I'm trying to parse a JSON response from a web service I have no control over.
These are the headers
This is the body I see in php with sensitive parts hidden
I'm using guzzle http client to send the request and to retrieve the response
If I try to decode it directly I receive an empty object so I'm assuming a conversion is needed so I am trying to convert the response contents like this
json_decode(iconv($charset, 'UTF-8', $contents))
or
mb_convert_encoding($contents, 'UTF-8', $charset);
both of which throw an exception.
Notice: iconv(): Wrong charset, conversion from 'windows-1253' to 'UTF-8' is not allowed in Client.php on line 205
Warning: mb_convert_encoding(): Illegal character encoding specified in Client.php on line 208
I've used this piece of code successfully before but I can't understand why it fails now.
Sending the same request using POSTMAN correctly retrieves the data without broken characters and it seems to show the same headers and body received.

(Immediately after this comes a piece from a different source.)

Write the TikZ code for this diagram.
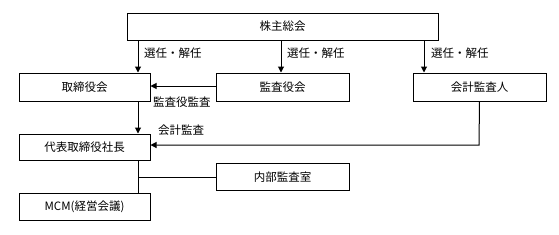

I'm updating based on comments.
mb_detect_encoding($response->getBody())
-> UTF-8
mb_detect_encoding($response->getBody->getContents())
-> ASCII
json_last_error_msg
-> Malformed UTF-8 characters, possibly incorrectly encoded
Additionally as a trial and error attempt I tried all iconv encodings to see if any could convert it to utf-8 without an error to detect the encoding using this one
private function detectEncoding($str){
$iconvEncodings = [...]
$finalEncoding = "unknown";
foreach($iconvEncodings as $encoding){
try{
iconv($encoding, 'UTF-8', $str);
return $encoding;
}
catch (\Exception $exception){
continue;
}
}
return $finalEncoding;
}
Apparently no encoding worked and everything gave the same exception. I'm assuming the problem is with retrieving the response json correctly via guzzle and not with iconv itself. It can't be that it's not any of the 1000+ ones.
Some more info with CURL
I just retried the same payload using CURL
/**
* @param $options
* @return bool|string
*/
public function makeCurlRequest($options)
{
$payload = json_encode($options);
// Prepare new cURL resource
$ch = curl_init($this->softoneurl);
curl_setopt_array($ch, [
CURLOPT_RETURNTRANSFER => true, // return web page
CURLOPT_HEADER => false, // don't return headers
CURLOPT_FOLLOWLOCATION => true, // follow redirects
CURLOPT_MAXREDIRS => 10, // stop after 10 redirects
CURLOPT_ENCODING => "", // handle compressed
CURLOPT_USERAGENT => "test", // name of client
CURLOPT_AUTOREFERER => true, // set referrer on redirect
CURLOPT_CONNECTTIMEOUT => 120, // time-out on connect
CURLOPT_TIMEOUT => 120, // time-out on response
CURLINFO_HEADER_OUT => true,
CURLOPT_POST => true,
CURLOPT_POSTFIELDS => $payload,
]);
// Set HTTP Header for POST request
curl_setopt($ch, CURLOPT_HTTPHEADER, array(
'Content-Type: application/json',
'Content-Length: ' . strlen($payload))
);
// Submit the POST request
$result = curl_exec($ch);
// Close cURL session handle
curl_close($ch);
return $result;
}
I received the exact same string and the exact same results with converting it. Perhaps an option I'm missing?
Apparently there's something wrong with iconv itself in the environment and it's not application specific. Running the following code via SSH
php -r "var_dump(iconv('Windows-1253', 'UTF-8', 'test'));"
yields
PHP Notice: iconv(): Wrong charset, conversion from `Windows-1253' to `UTF-8' is not allowed in Command line code on line 1
PHP Stack trace:
PHP 1. {main}() Command line code:0
PHP 2. iconv(*uninitialized*, *uninitialized*, *uninitialized*) Command line code:1
Command line code:1:
bool(false)
Perhaps some dependency is missing
About 14 hours of troubleshooting later I'm able to answer my own question correctly. In my case since this was running in the context of a CLI command, it caused an issue due to missing libraries. Basically the CLI php binary didn't have access to some libraries iconv needed.
More specifically the gconv libraries. In my case in Debian 9 it was located in
/usr/lib/x86_64-linux-gnu/gconv
and this folder contains a lot of libraries for each encoding used. A good way to understand this is if you run in a system you have root access the command
strace iconv -f <needed_encoding> -t utf-8
It will yield a lot of folders that iconv tries to access including the gconv folder and will point you to the location of the ones you need to include in your SSH environment. If you don't have access as root you have to ask your hosting provider.